Em entrevista ao Humanismo Caboclo, o presidente da Fundação Quixote falou sobre a representatividade pessoal e relevância geral que o evento possui: “Para mim, enquanto profissional, enquanto professor e, principalmente, enquanto amante da literatura dos livros, isso possui uma representatividade muito grande. Eu acho que uma sociedade se transforma quando há esse investimento maciço na literatura, nos livros, porque eles transformam a vida das pessoas. Viver esse momento é algo que nos enobrece”.
Ainda durante a palestra, José Arimatéia Dantas Lopes deu as boas vindas ao público e convidados e comentou sobre o momento difícil em que vive a educação no país, observando a maneira como o apoio da UFPI ao Salão do Livro resiste em meio aos percalços.

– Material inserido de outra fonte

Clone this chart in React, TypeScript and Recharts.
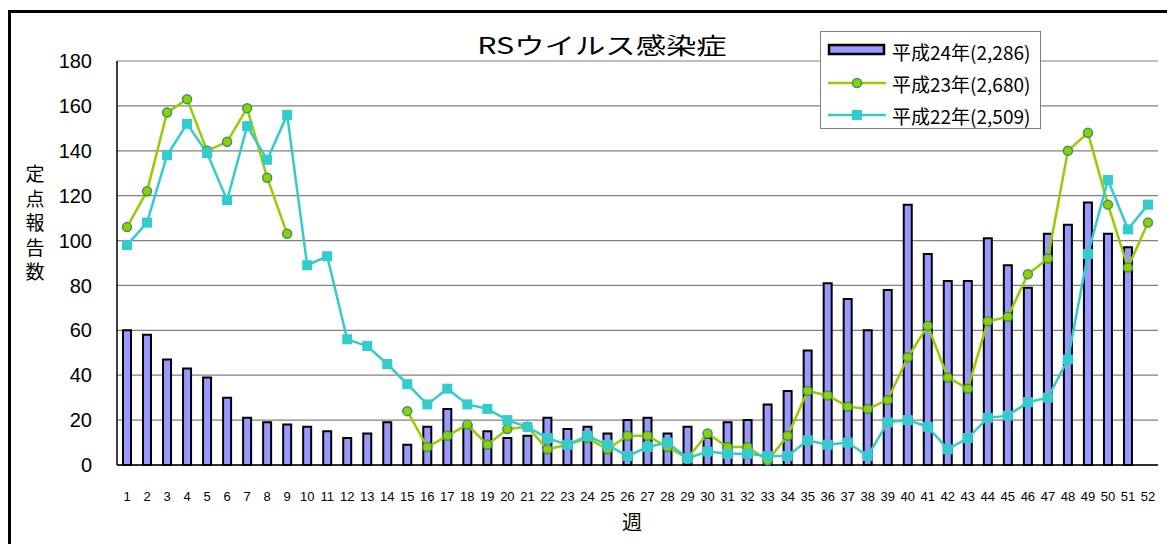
import { ComposedChart, Bar, Line, XAxis, YAxis, CartesianGrid } from 'recharts';

const weeks = ['1','2','3','4','5','6','7','8','9','10','11','12','13','14','15','16','17','18','19','20','21','22','23','24','25','26','27','28','29','30','31','32','33','34','35','36','37','38','39','40','41','42','43','44','45','46','47','48','49','50','51','52'];

// 平成24年
const h24 = [60,58,47,43,39,30,21,19,18,17,15,12,14,19,9,17,25,18,15,12,13,21,16,17,14,20,21,14,17,12,19,20,27,33,51,81,74,60,78,116,94,82,82,101,89,79,103,107,117,103,97,null];
// 平成23年
const h23 = [106,122,157,163,140,144,159,128,103,null,null,null,null,null,24,8,13,18,9,16,17,7,9,12,7,13,13,8,3,14,8,8,2,13,33,31,26,25,29,48,62,39,34,64,66,85,92,140,148,116,88,108];
// 平成22年
const h22 = [98,108,138,152,139,118,151,136,156,89,93,56,53,45,36,27,34,27,25,20,17,12,9,13,9,4,8,10,3,6,5,5,4,4,11,9,10,4,19,20,17,7,12,21,22,28,30,47,94,127,105,116];

const yTicks = [0, 20, 40, 60, 80, 100, 120, 140, 160, 180];
const boundaryTicks = Array.from({ length: 53 }, (_, i) => i);

const legendItems = [
  { label: '平成24年(2,286)', kind: 'bar' },
  { label: '平成23年(2,680)', kind: 'circle' },
  { label: '平成22年(2,509)', kind: 'square' },
];

const data = weeks.map((w, i) => ({ week: w, h24: h24[i], h23: h23[i], h22: h22[i] }));

const GREEN = '#99CC00';
const CYAN = '#33CCCC';
const BAR = '#9999FF';
const jp = '"Noto Sans CJK JP", "Noto Sans", sans-serif';
const latin = '"Liberation Sans", Arial, sans-serif';

function SquareDot(props: any) {
  const { cx, cy, index } = props;
  if (cx == null || cy == null) return <g key={`s-${index}`} />;
  return <rect key={`s-${index}`} x={cx - 5} y={cy - 5} width={10} height={10} fill={CYAN} />;
}

function Legend() {
  return (
    <div style={{
      position: 'absolute', left: 820, top: 31, width: 219, height: 96,
      border: '1px solid #808080', background: '#fff', fontFamily: jp, fontSize: 19,
    }}>
      {legendItems.map((it, i) => (
        <div key={it.label} style={{ position: 'absolute', left: 0, top: 3 + i * 32, height: 30, width: 219 }}>
          <svg width={62} height={30} style={{ position: 'absolute', left: 5, top: 0 }}>
            {it.kind === 'bar' && <rect x={3} y={10} width={55} height={9} fill={BAR} stroke="#000" strokeWidth={2.5} />}
            {it.kind === 'circle' && (
              <g>
                <line x1={2} x2={60} y1={16} y2={16} stroke={GREEN} strokeWidth={2.5} />
                <circle cx={31} cy={16} r={4.5} fill={GREEN} stroke="#339966" strokeWidth={1.5} />
              </g>
            )}
            {it.kind === 'square' && (
              <g>
                <line x1={2} x2={60} y1={16} y2={16} stroke={CYAN} strokeWidth={2.5} />
                <rect x={26} y={11} width={10} height={10} fill={CYAN} />
              </g>
            )}
          </svg>
          <span style={{ position: 'absolute', left: 71, top: 2, whiteSpace: 'nowrap', lineHeight: '30px' }}>{it.label}</span>
        </div>
      ))}
    </div>
  );
}

export default function App() {
  return (
    <div style={{ position: 'absolute', left: 0, top: 0, width: 1167, height: 544, overflow: 'hidden', background: '#fff' }}>
      <div style={{ position: 'absolute', left: 8, top: 10, width: 1300, height: 700, border: '3px solid #000', boxSizing: 'border-box' }} />
      <ComposedChart
        width={1167}
        height={544}
        data={data}
        margin={{ top: 61, right: 9, left: 57, bottom: 29 }}
        style={{ position: 'absolute', left: 0, top: 0 }}
      >
        <CartesianGrid vertical={false} stroke="#808080" strokeWidth={1.2} />
        <XAxis
          xAxisId="ticks"
          type="number"
          domain={[0, 52]}
          ticks={boundaryTicks}
          height={0}
          axisLine={false}
          tickSize={4}
          tickLine={{ stroke: '#000' }}
          tickFormatter={() => ''}
        />
        <XAxis
          dataKey="week"
          height={50}
          interval={0}
          axisLine={{ stroke: '#000', strokeWidth: 1.5 }}
          tickLine={false}
          tickSize={0}
          tickMargin={27}
          tick={{ fill: '#000', fontSize: 13, fontFamily: latin }}
        />
        <YAxis
          domain={[0, 180]}
          ticks={yTicks}
          width={60}
          axisLine={{ stroke: '#000', strokeWidth: 1.5 }}
          tickLine={false}
          tickSize={0}
          tickMargin={25}
          tick={{ fill: '#000', fontSize: 20, fontFamily: latin }}
        />
        <YAxis
          yAxisId="right"
          orientation="right"
          width={0}
          tick={false}
          tickLine={false}
          axisLine={{ stroke: '#808080', strokeWidth: 1.5 }}
        />
        <Bar dataKey="h24" barSize={8} fill={BAR} stroke="#000" strokeWidth={2} isAnimationActive={false} />
        <Line
          dataKey="h23"
          stroke={GREEN}
          strokeWidth={2.5}
          dot={{ r: 4.5, fill: GREEN, stroke: '#339966', strokeWidth: 1.5 }}
          isAnimationActive={false}
        />
        <Line
          dataKey="h22"
          stroke={CYAN}
          strokeWidth={2.5}
          dot={SquareDot}
          isAnimationActive={false}
        />
      </ComposedChart>
      <div style={{ position: 'absolute', left: 602, top: 44, transform: 'translate(-50%, -50%) scaleX(1.32)', fontFamily: jp, fontSize: 23, whiteSpace: 'nowrap', lineHeight: 1 }}>
        RSウイルス感染症
      </div>
      <div style={{ position: 'absolute', left: 20, top: 161, width: 30, textAlign: 'center', fontFamily: jp, fontSize: 19, lineHeight: '24.5px' }}>
        {'定点報告数'.split('').map((c) => <div key={c}>{c}</div>)}
      </div>
      <div style={{ position: 'absolute', left: 622, top: 510, fontFamily: jp, fontSize: 20, lineHeight: '24px' }}>週</div>
      <Legend />
    </div>
  );
}
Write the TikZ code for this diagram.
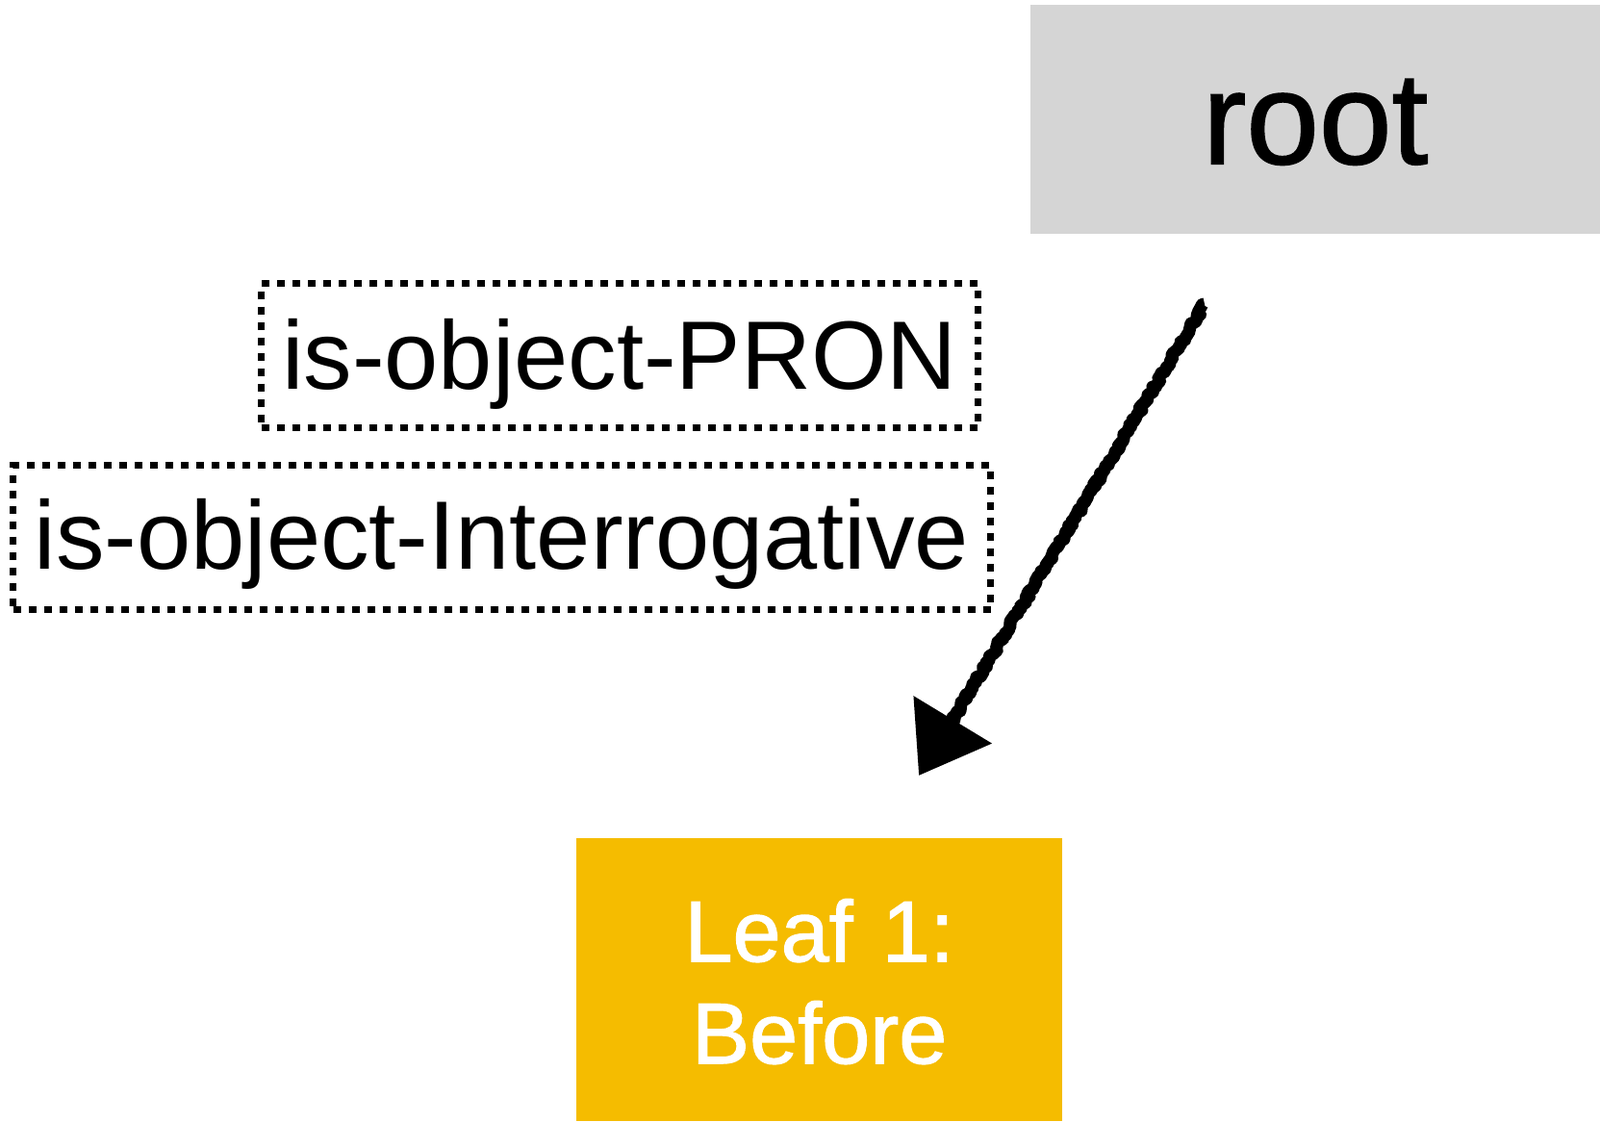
\documentclass[tikz,border=0pt]{standalone}
\usepackage{fontspec}
\setmainfont{Liberation Sans}
\newfontfamily\heavyfont[FakeBold=1.2]{Liberation Sans}
\usetikzlibrary{arrows.meta,decorations.pathmorphing}
\definecolor{rootgray}{HTML}{D5D5D5}
\definecolor{leafyellow}{HTML}{F5BC00}
\begin{document}
\begin{tikzpicture}[x=1pt,y=-1pt,
  dotbox/.style={draw=black, line width=7pt, dash pattern=on 8pt off 8pt,
    inner sep=0pt, anchor=north west, font=\fontsize{101}{118}\selectfont},
  rootbox/.style={fill=rootgray, inner sep=0pt, anchor=north west,
    font=\heavyfont\fontsize{136}{160}\selectfont},
  leafbox/.style={fill=leafyellow, text=white, inner sep=0pt, anchor=north west,
    align=center, font=\heavyfont\fontsize{90}{106}\selectfont},
  sketcharrow/.style={line width=13pt, line join=round, decorate,
    decoration={random steps, segment length=3pt, amplitude=2pt, post length=60pt},
    -{Triangle[length=68pt,width=92pt]}}]
\useasboundingbox (0,0) rectangle (1663,1165);
\node[rootbox, minimum width=592pt, text height=165pt, text depth=73pt] (root) at (1071,5) {root};
\node[dotbox, minimum width=745pt, text height=110pt, text depth=40pt] (pron) at (268,291) {is-object-PRON};
\node[dotbox, minimum width=1016pt, text height=108pt, text depth=42pt] (interr) at (10,480) {is-object-Interrogative};
\node[leafbox, text width=505pt, text height=128pt, text depth=166pt] (leaf) at (599,871) {Leaf 1:\\Before};
\coordinate (as) at (1252,316);
\coordinate (ae) at (955,806);
\draw[sketcharrow] (as) -- (ae);
\end{tikzpicture}
\end{document}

O reitor da instituição disse considerar a Universidade Federal o local mais apropriado para a realização do evento em termos de logística, segurança e por possuir o maior público de frequentadores do SALIPI. Este conta com os inúmeros professores e alunos da instituição, além do público em geral, o que José Arimatéia considera uma grande oportunidade de abrir as portas da universidade para a comunidade, cumprindo um papel social imprescindível.
O reitor da Universidade Federal do Piauí, que também deu declarações ao Humanismo, falou de sua satisfação pessoal sobre a instituição sediar e apoiar o evento: “O Salipi é o maior evento literário e cultural do Piauí e um dos maiores do Nordeste. Então, para nós da reitoria, é um prazer muito grande estar recebendo e sediando a realização de mais uma edição, que já é a 6ª realizada na UFPI. Hoje, já somos realizadores juntamente com a Fundação Quixote, e é uma parceria que beneficia a comunidade, os idealizadores e principalmente o Piauí”, concluiu José Arimatéia Dantas Lopes. Cecília Mendes, a homenageada da edição, também fez uso da palavra durante a palestra. Emocionada, disse que a homenagem era um presente que jamais imaginou merecer, e deixou claro que o reconhecimento a encheu de alegria. Cecília disse partilhar de sua homenagem com todos os colegas professores, momento em que exaltou a profissão, e negou suas demais habilidades a fim de reconhecer a força de quem leciona. A professora contou ainda um pouco de sua trajetória e as dificuldades vividas. Em seguida, agradeceu a homenagem e desejou votos de sucesso ao Salão do Livro do Piauí.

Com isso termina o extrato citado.